(WRITTEN REQUEST)
Set the listing down again in full, word for word, with the pictures left out.
####
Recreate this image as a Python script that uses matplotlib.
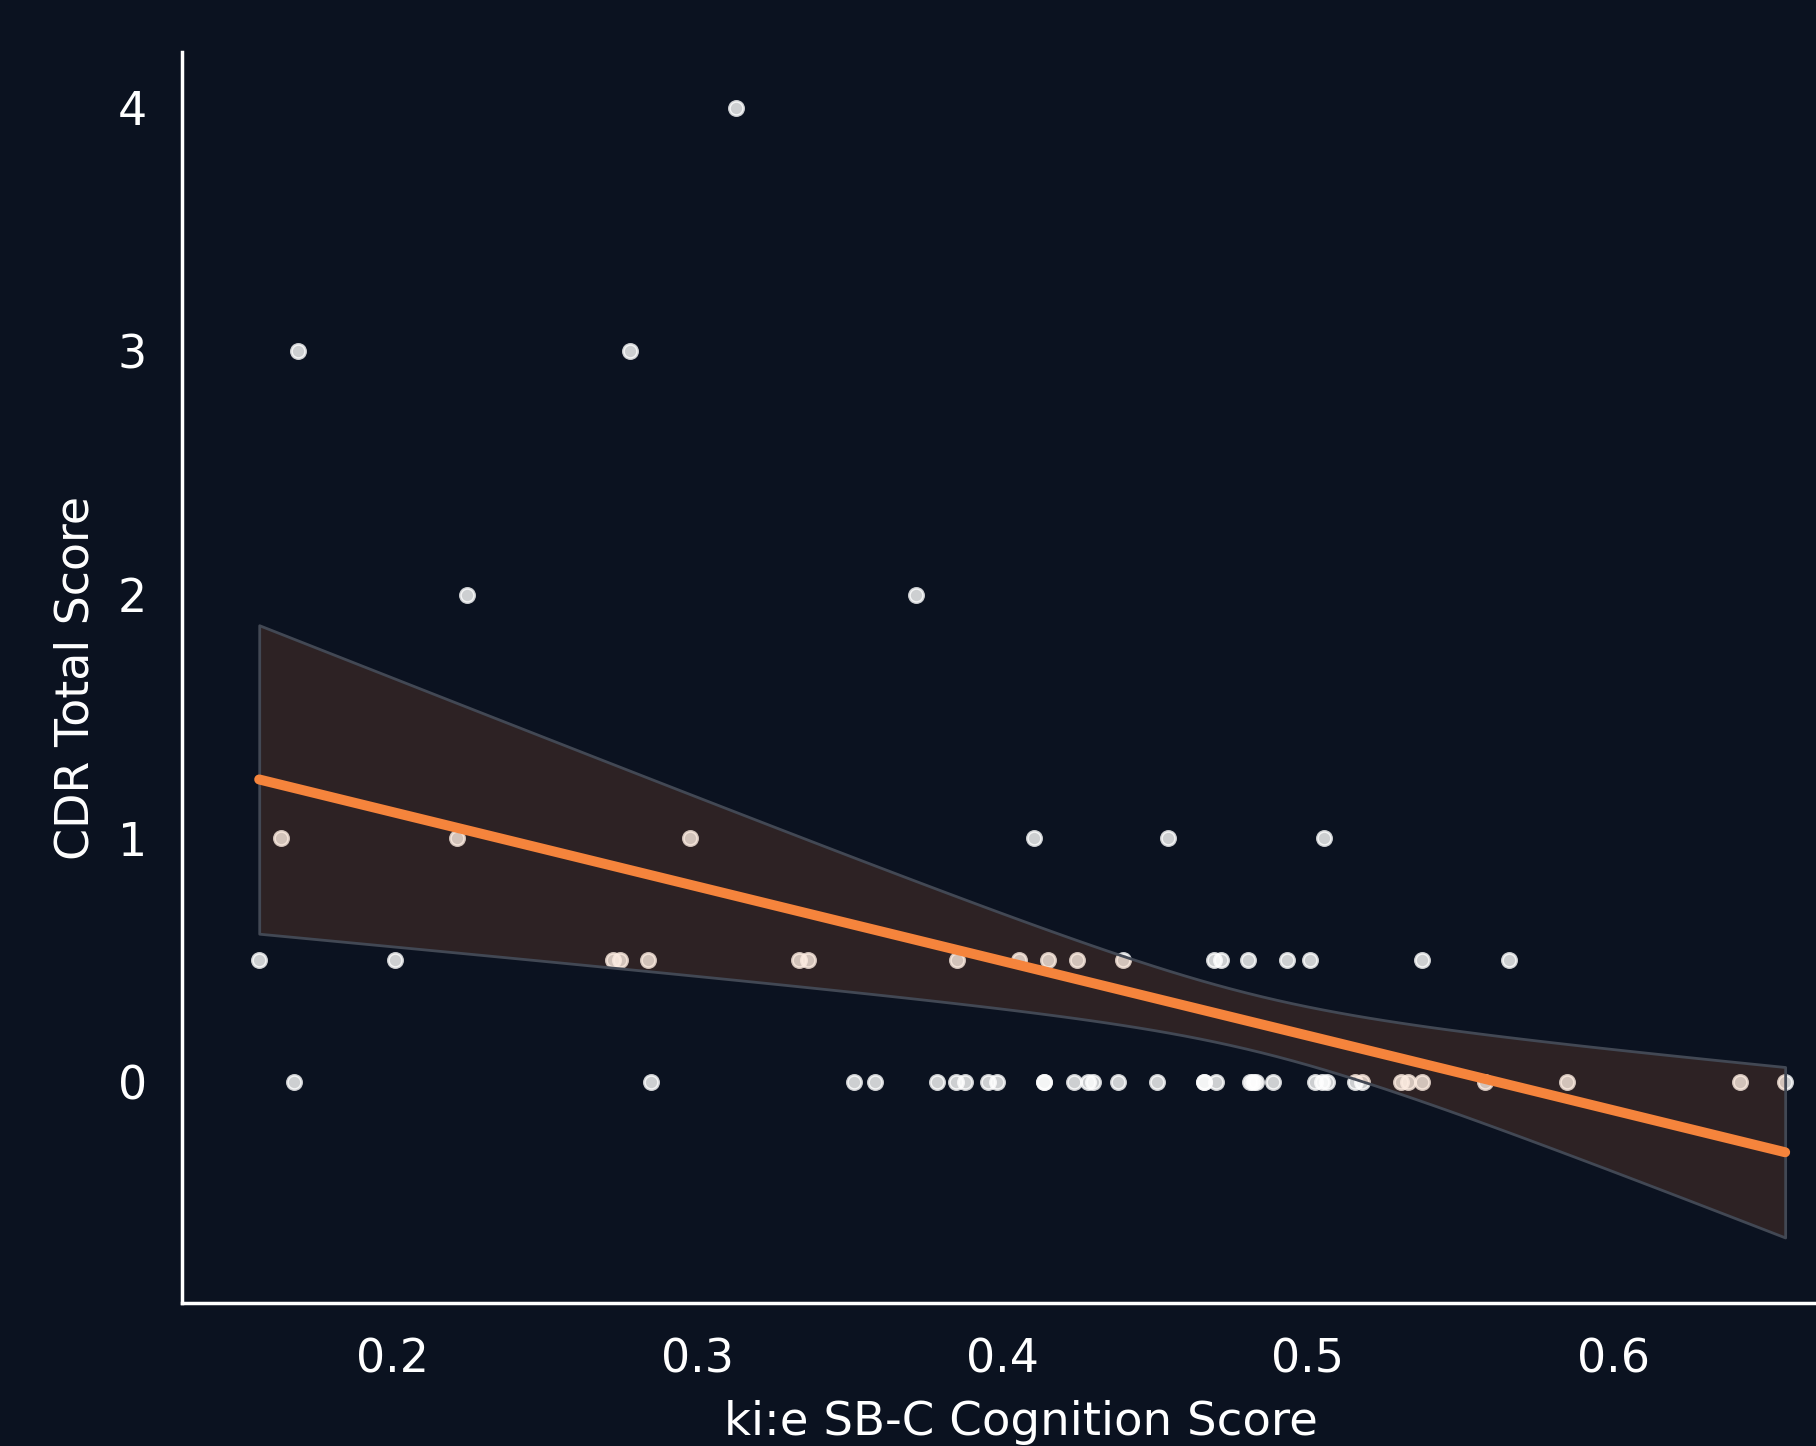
import numpy as np
import matplotlib
matplotlib.use("Agg")
import matplotlib.pyplot as plt

# ---- data ----
cdr0_x = [0.1679, 0.2847, 0.3513, 0.3582, 0.3786, 0.3846, 0.3877, 0.3953, 0.3981,
          0.4136, 0.4136, 0.4233, 0.4281, 0.4297, 0.4379, 0.4505, 0.4659, 0.4659,
          0.4698, 0.4810, 0.4820, 0.4829, 0.4885, 0.5024, 0.5046, 0.5064, 0.5153,
          0.5178, 0.5304, 0.5329, 0.5375, 0.5580, 0.5847, 0.6415, 0.6563]
cdr05_x = [0.1565, 0.2009, 0.2725, 0.2747, 0.2840, 0.3332, 0.3364, 0.3849, 0.4053,
           0.4147, 0.4245, 0.4395, 0.4692, 0.4715, 0.4804, 0.4933, 0.5007, 0.5372,
           0.5657]
cdr1_x = [0.1635, 0.2212, 0.2977, 0.4103, 0.4543, 0.5051]
cdr2_x = [0.2245, 0.3716]
cdr3_x = [0.1691, 0.2780]
cdr4_x = [0.3128]
cdr_levels = [0, 0.5, 1, 2, 3, 4]

x_ticks = [0.2, 0.3, 0.4, 0.5, 0.6]
x_tick_labels = ["0.2", "0.3", "0.4", "0.5", "0.6"]
y_ticks = [0, 1, 2, 3, 4]
y_tick_labels = ["0", "1", "2", "3", "4"]
x_label = "ki:e SB-C Cognition Score"
y_label = "CDR Total Score"

groups = [cdr0_x, cdr05_x, cdr1_x, cdr2_x, cdr3_x, cdr4_x]
x = np.concatenate([np.asarray(g, float) for g in groups])
y = np.concatenate([np.full(len(g), lvl, float) for g, lvl in zip(groups, cdr_levels)])

# ---- OLS fit with a heteroscedasticity-robust (HC3) 95% confidence band ----
n = len(x)
X = np.column_stack([np.ones(n), x])
XtX_inv = np.linalg.inv(X.T @ X)
beta = XtX_inv @ X.T @ y
resid = y - X @ beta
h = np.einsum("ij,jk,ik->i", X, XtX_inv, X)
meat = X.T @ (X * (resid ** 2 / (1 - h) ** 2)[:, None])
cov = XtX_inv @ meat @ XtX_inv

grid = np.linspace(x.min(), x.max(), 100)
G = np.column_stack([np.ones_like(grid), grid])
fit = G @ beta
se = np.sqrt(np.einsum("ij,jk,ik->i", G, cov, G))
lower = fit - 1.96 * se
upper = fit + 1.96 * se

# ---- styling ----
BG = "#0b1220"
FG = "white"
ORANGE = "#f5843c"
plt.rcParams["font.family"] = ["DejaVu Sans"]

fig = plt.figure(figsize=(9.08, 7.23), dpi=200, facecolor=BG)
ax = fig.add_axes([0.1002, 0.0989, 0.924, 0.8651])
ax.set_facecolor(BG)

ax.scatter(x, y, s=26, color="white", alpha=0.8, edgecolors="white",
           linewidths=1.0, zorder=2)
ax.fill_between(grid, lower, upper, facecolor=(0.961, 0.518, 0.235, 0.15),
                edgecolor="#424854", linewidth=1.0, zorder=3)
ax.plot(grid, fit, color=ORANGE, linewidth=3.6, solid_capstyle="round", zorder=4)

ax.set_xlim(0.1312, 0.6808)
ax.set_ylim(-0.909, 4.229)
ax.set_xticks(x_ticks)
ax.set_xticklabels(x_tick_labels)
ax.set_yticks(y_ticks)
ax.set_yticklabels(y_tick_labels)
ax.tick_params(axis="both", length=0, pad=12.6, labelsize=16.5, colors=FG)

for side in ["top", "right"]:
    ax.spines[side].set_visible(False)
for side in ["left", "bottom"]:
    ax.spines[side].set_color(FG)
    ax.spines[side].set_linewidth(1.25)

ax.set_xlabel(x_label, fontsize=16.8, color=FG, labelpad=6)
ax.set_ylabel(y_label, fontsize=16.5, color=FG, labelpad=7)

fig.savefig("out.png", dpi=200, facecolor=BG)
####
(WRITTEN SOLUTION)
Recreate this image as a Python script that uses matplotlib.
import numpy as np
import matplotlib
matplotlib.use("Agg")
import matplotlib.pyplot as plt

# ---- data ----
cdr0_x = [0.1679, 0.2847, 0.3513, 0.3582, 0.3786, 0.3846, 0.3877, 0.3953, 0.3981,
          0.4136, 0.4136, 0.4233, 0.4281, 0.4297, 0.4379, 0.4505, 0.4659, 0.4659,
          0.4698, 0.4810, 0.4820, 0.4829, 0.4885, 0.5024, 0.5046, 0.5064, 0.5153,
          0.5178, 0.5304, 0.5329, 0.5375, 0.5580, 0.5847, 0.6415, 0.6563]
cdr05_x = [0.1565, 0.2009, 0.2725, 0.2747, 0.2840, 0.3332, 0.3364, 0.3849, 0.4053,
           0.4147, 0.4245, 0.4395, 0.4692, 0.4715, 0.4804, 0.4933, 0.5007, 0.5372,
           0.5657]
cdr1_x = [0.1635, 0.2212, 0.2977, 0.4103, 0.4543, 0.5051]
cdr2_x = [0.2245, 0.3716]
cdr3_x = [0.1691, 0.2780]
cdr4_x = [0.3128]
cdr_levels = [0, 0.5, 1, 2, 3, 4]

x_ticks = [0.2, 0.3, 0.4, 0.5, 0.6]
x_tick_labels = ["0.2", "0.3", "0.4", "0.5", "0.6"]
y_ticks = [0, 1, 2, 3, 4]
y_tick_labels = ["0", "1", "2", "3", "4"]
x_label = "ki:e SB-C Cognition Score"
y_label = "CDR Total Score"

groups = [cdr0_x, cdr05_x, cdr1_x, cdr2_x, cdr3_x, cdr4_x]
x = np.concatenate([np.asarray(g, float) for g in groups])
y = np.concatenate([np.full(len(g), lvl, float) for g, lvl in zip(groups, cdr_levels)])

# ---- OLS fit with a heteroscedasticity-robust (HC3) 95% confidence band ----
n = len(x)
X = np.column_stack([np.ones(n), x])
XtX_inv = np.linalg.inv(X.T @ X)
beta = XtX_inv @ X.T @ y
resid = y - X @ beta
h = np.einsum("ij,jk,ik->i", X, XtX_inv, X)
meat = X.T @ (X * (resid ** 2 / (1 - h) ** 2)[:, None])
cov = XtX_inv @ meat @ XtX_inv

grid = np.linspace(x.min(), x.max(), 100)
G = np.column_stack([np.ones_like(grid), grid])
fit = G @ beta
se = np.sqrt(np.einsum("ij,jk,ik->i", G, cov, G))
lower = fit - 1.96 * se
upper = fit + 1.96 * se

# ---- styling ----
BG = "#0b1220"
FG = "white"
ORANGE = "#f5843c"
plt.rcParams["font.family"] = ["DejaVu Sans"]

fig = plt.figure(figsize=(9.08, 7.23), dpi=200, facecolor=BG)
ax = fig.add_axes([0.1002, 0.0989, 0.924, 0.8651])
ax.set_facecolor(BG)

ax.scatter(x, y, s=26, color="white", alpha=0.8, edgecolors="white",
           linewidths=1.0, zorder=2)
ax.fill_between(grid, lower, upper, facecolor=(0.961, 0.518, 0.235, 0.15),
                edgecolor="#424854", linewidth=1.0, zorder=3)
ax.plot(grid, fit, color=ORANGE, linewidth=3.6, solid_capstyle="round", zorder=4)

ax.set_xlim(0.1312, 0.6808)
ax.set_ylim(-0.909, 4.229)
ax.set_xticks(x_ticks)
ax.set_xticklabels(x_tick_labels)
ax.set_yticks(y_ticks)
ax.set_yticklabels(y_tick_labels)
ax.tick_params(axis="both", length=0, pad=12.6, labelsize=16.5, colors=FG)

for side in ["top", "right"]:
    ax.spines[side].set_visible(False)
for side in ["left", "bottom"]:
    ax.spines[side].set_color(FG)
    ax.spines[side].set_linewidth(1.25)

ax.set_xlabel(x_label, fontsize=16.8, color=FG, labelpad=6)
ax.set_ylabel(y_label, fontsize=16.5, color=FG, labelpad=7)

fig.savefig("out.png", dpi=200, facecolor=BG)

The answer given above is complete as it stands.